Coinfection of tuberculosis and HIV poses global threat

The interaction between the twin pandemics of HIV and tuberculosis could soon become a "threat to global health security," particularly with the emergence of almost untreatable strains of tuberculosis, said experts at this week's HIV and tuberculosis global leaders' forum at the United Nations.

"Today, tuberculosis is one of the top 10 leading causes of death globally, causing more than 4000 deaths every day," the UN secretary general, Ban Ki-moon, told the meeting. "This is shocking: no one should die of tuberculosis, a preventable and curable disease, in this prosperous and technology rich 21st century."

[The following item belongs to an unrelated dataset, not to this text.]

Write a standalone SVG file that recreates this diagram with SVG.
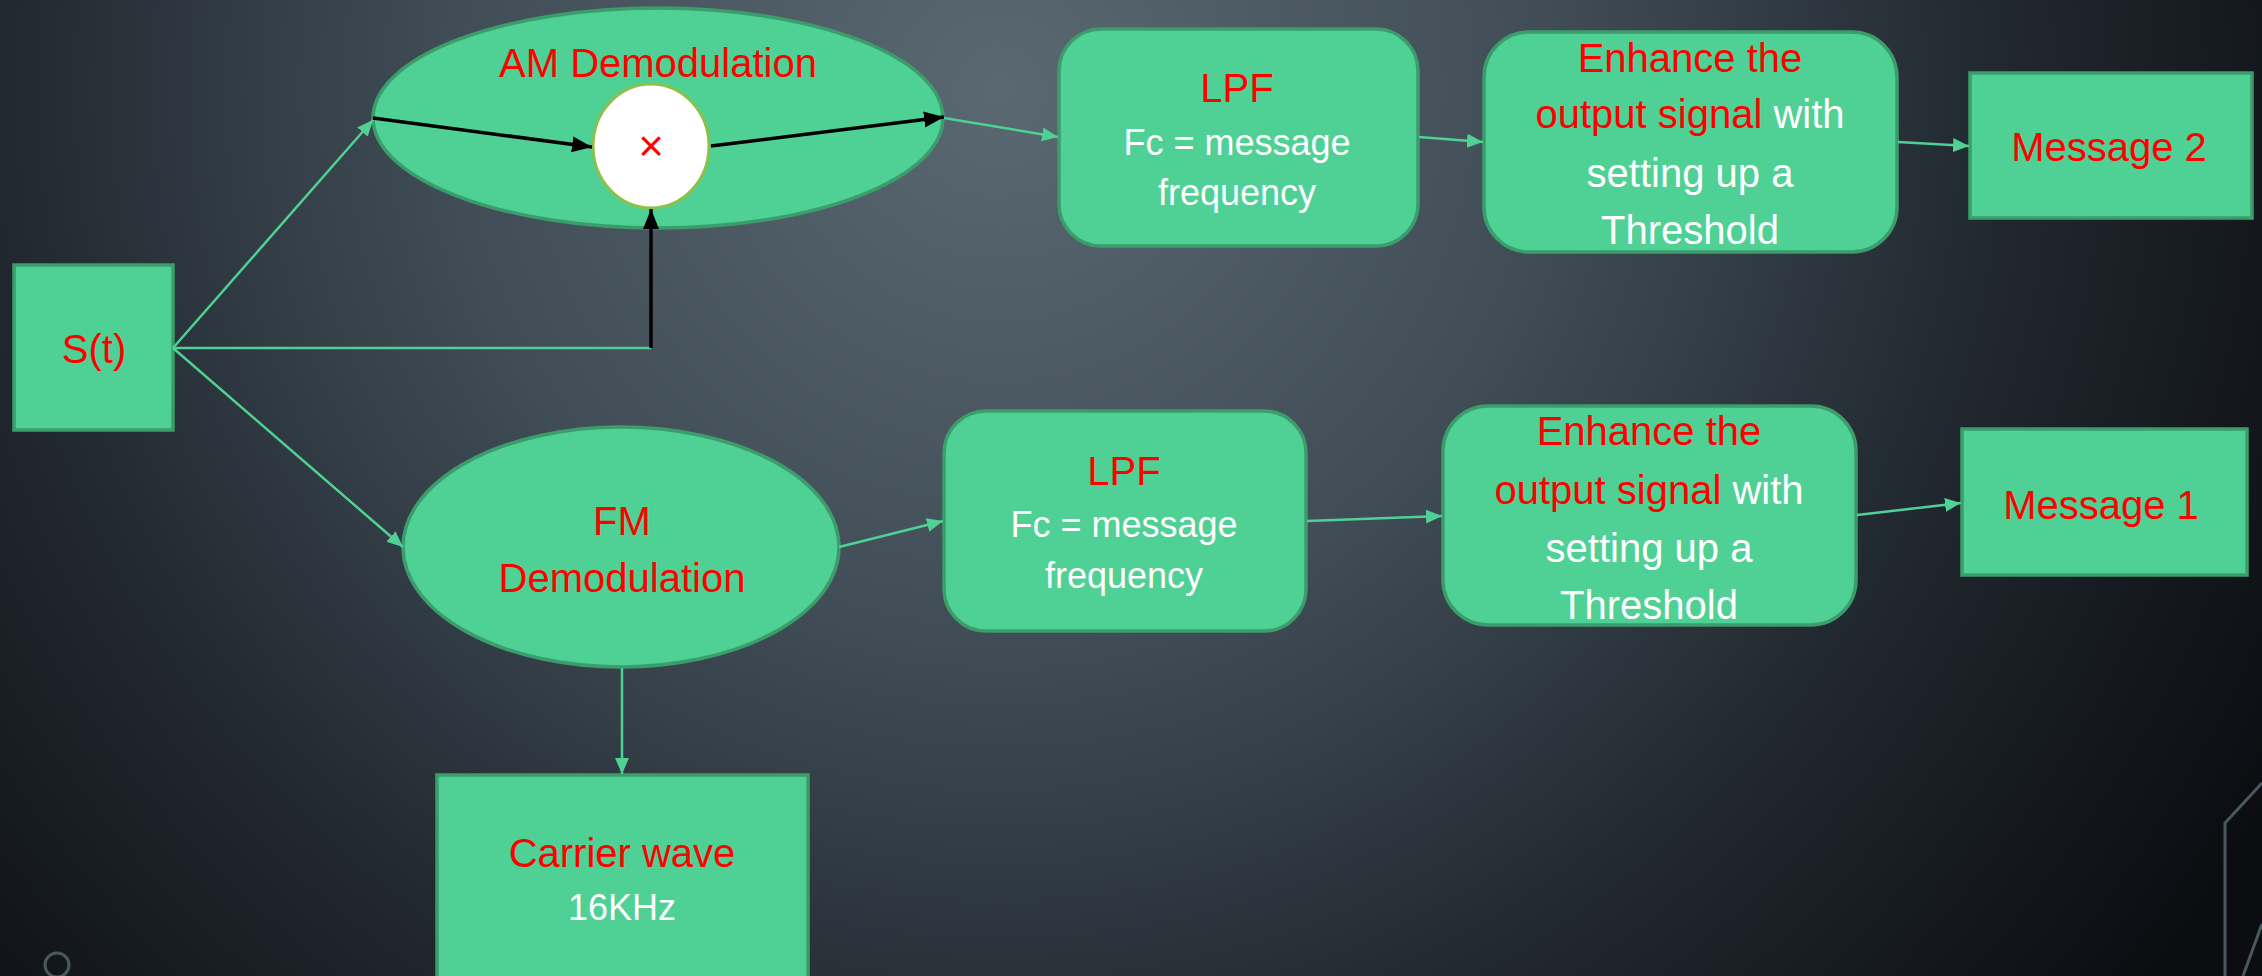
<svg xmlns="http://www.w3.org/2000/svg" width="2262" height="976" viewBox="0 0 2262 976">
<defs>
<radialGradient id="bg" gradientUnits="userSpaceOnUse" cx="1000" cy="90" r="1450">
<stop offset="0" stop-color="#5a6872"/>
<stop offset="0.38" stop-color="#404d56"/>
<stop offset="0.7" stop-color="#20272e"/>
<stop offset="1" stop-color="#0b0d11"/>
</radialGradient>
<marker id="ag" markerUnits="userSpaceOnUse" markerWidth="18" markerHeight="16" refX="16" refY="8" orient="auto">
<path d="M0,1 L16,8 L0,15 Z" fill="#4fd196"/>
</marker>
<marker id="ab" markerUnits="userSpaceOnUse" markerWidth="22" markerHeight="18" refX="20" refY="9" orient="auto">
<path d="M0,1 L20,9 L0,17 Z" fill="#000"/>
</marker>
<style>
.n{fill:#4fd196;stroke:#3c9d6c;stroke-width:3.5}
.r{fill:#ff0000}
.w{fill:#ffffff}
text{font-family:"Liberation Sans",Arial,sans-serif;text-anchor:middle;font-size:40px}
.s{font-size:36px}
.g{stroke:#4fd196;stroke-width:2.5;fill:none}
.k{stroke:#000;stroke-width:3.5;fill:none}
.deco{stroke:#4a5860;stroke-width:3;fill:none}
</style>
</defs>
<rect width="2262" height="976" fill="url(#bg)"/>
<g id="decor">
<circle class="deco" cx="57" cy="965" r="12"/>
<path class="deco" d="M2262,783 L2225,823 L2225,976"/>
<path class="deco" d="M2262,924 L2243,976"/>
</g>
<g id="st">
<rect class="n" x="14" y="265" width="159" height="165"/>
<text class="r" x="94" y="363">S(t)</text>
</g>
<g id="am">
<ellipse class="n" cx="658" cy="118" rx="285" ry="110"/>
<text class="r" x="658" y="77">AM Demodulation</text>
</g>
<g id="mult">
<ellipse cx="651" cy="146" rx="58" ry="62" fill="#ffffff" stroke="#8cc04a" stroke-width="3"/>
<text class="r" x="651" y="161" style="font-size:44px">×</text>
</g>
<g id="lpf1">
<rect class="n" x="1059" y="29" width="359" height="217" rx="42"/>
<text class="r" x="1237" y="102">LPF</text>
<text class="w s" x="1237" y="155">Fc = message</text>
<text class="w s" x="1237" y="205">frequency</text>
</g>
<g id="enh1">
<rect class="n" x="1484" y="32" width="413" height="220" rx="45"/>
<text class="r" x="1690" y="72">Enhance the</text>
<text x="1690" y="128"><tspan class="r">output signal</tspan><tspan class="w"> with</tspan></text>
<text class="w" x="1690" y="187">setting up a</text>
<text class="w" x="1690" y="244">Threshold</text>
</g>
<g id="msg2">
<rect class="n" x="1970" y="73" width="282" height="145"/>
<text class="r" x="2109" y="161">Message 2</text>
</g>
<g id="fm">
<ellipse class="n" cx="621" cy="547" rx="218" ry="120"/>
<text class="r" x="622" y="535">FM</text>
<text class="r" x="622" y="592">Demodulation</text>
</g>
<g id="carrier">
<rect class="n" x="437" y="775" width="371" height="215"/>
<text class="r" x="622" y="867">Carrier wave</text>
<text class="w s" x="622" y="920">16KHz</text>
</g>
<g id="lpf2">
<rect class="n" x="944" y="411" width="362" height="220" rx="42"/>
<text class="r" x="1124" y="485">LPF</text>
<text class="w s" x="1124" y="537">Fc = message</text>
<text class="w s" x="1124" y="588">frequency</text>
</g>
<g id="enh2">
<rect class="n" x="1443" y="406" width="413" height="219" rx="45"/>
<text class="r" x="1649" y="445">Enhance the</text>
<text x="1649" y="504"><tspan class="r">output signal</tspan><tspan class="w"> with</tspan></text>
<text class="w" x="1649" y="562">setting up a</text>
<text class="w" x="1649" y="619">Threshold</text>
</g>
<g id="msg1">
<rect class="n" x="1962" y="429" width="285" height="146"/>
<text class="r" x="2101" y="519">Message 1</text>
</g>
<g id="connectors">
<line class="g" x1="173" y1="348" x2="373" y2="120" marker-end="url(#ag)"/>
<line class="g" x1="173" y1="348" x2="403" y2="547" marker-end="url(#ag)"/>
<line class="g" x1="173" y1="348" x2="651" y2="348"/>
<line class="k" x1="651" y1="348" x2="651" y2="209" marker-end="url(#ab)"/>
<line class="k" x1="373" y1="118" x2="592" y2="147" marker-end="url(#ab)"/>
<line class="k" x1="711" y1="146" x2="944" y2="117" marker-end="url(#ab)"/>
<line class="g" x1="944" y1="118" x2="1058" y2="137" marker-end="url(#ag)"/>
<line class="g" x1="1419" y1="137" x2="1483" y2="142" marker-end="url(#ag)"/>
<line class="g" x1="1898" y1="142" x2="1969" y2="146" marker-end="url(#ag)"/>
<line class="g" x1="839" y1="547" x2="943" y2="521" marker-end="url(#ag)"/>
<line class="g" x1="1307" y1="521" x2="1442" y2="516" marker-end="url(#ag)"/>
<line class="g" x1="1857" y1="515" x2="1961" y2="503" marker-end="url(#ag)"/>
<line class="g" x1="622" y1="668" x2="622" y2="774" marker-end="url(#ag)"/>
</g>
</svg>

"Despite the fact that HIV and tuberculosis frequently occur in the same person, we continue to deal with the two diseases separately," Mr Ban said. "Fewer than one third of all people living with HIV and tuberculosis worldwide received appropriate treatment for both diseases in 2007."

He called for "more collaboration between sectors, better coordination between actors, greater investment in tuberculosis research and control, and strengthened health systems" to tackle the problem.

Tuberculosis accounts for an estimated 250 000 deaths a year among people with HIV and is the primary cause of death among people with HIV in Africa. Because HIV weakens the immune system, people with the virus are up to 50 times more likely to develop tuberculosis than people who are HIV negative. Without proper treatment with tuberculosis drugs, most people with HIV die within two to three months of becoming sick with tuberculosis.

The meeting heard that the "outdated" drugs, diagnostics, and vaccines available are not appropriate for people with HIV and tuberculosis coinfection and so new tools are needed that work in the presence of both diseases.

Kevin Decock, director of the World Health Organization's HIV department, told the BMJ that the coinfection increasingly poses a threat to the HIV negative population as well, particularly as resistant and extensively resistant strains of tuberculosis become more widespread.

Dr Decock warned that the people most at risk were health workers, followed by international travellers, but the general population could also be exposed to resistant strains if they became more common. In parts of the former Soviet Union one in five patients with tuberculosis in the general population has a resistant strain.

He said that if multidrug resistant tuberculosis merged with the HIV pandemic "the consequences could be disastrous." He was concerned that this could lead to a shift in the treatment of HIV patients: "It's one thing asking health workers to care for patients when the only danger is direct exposure to blood but quite another thing if they risk developing a potentially incurable disease that is infectious simply through inhalation."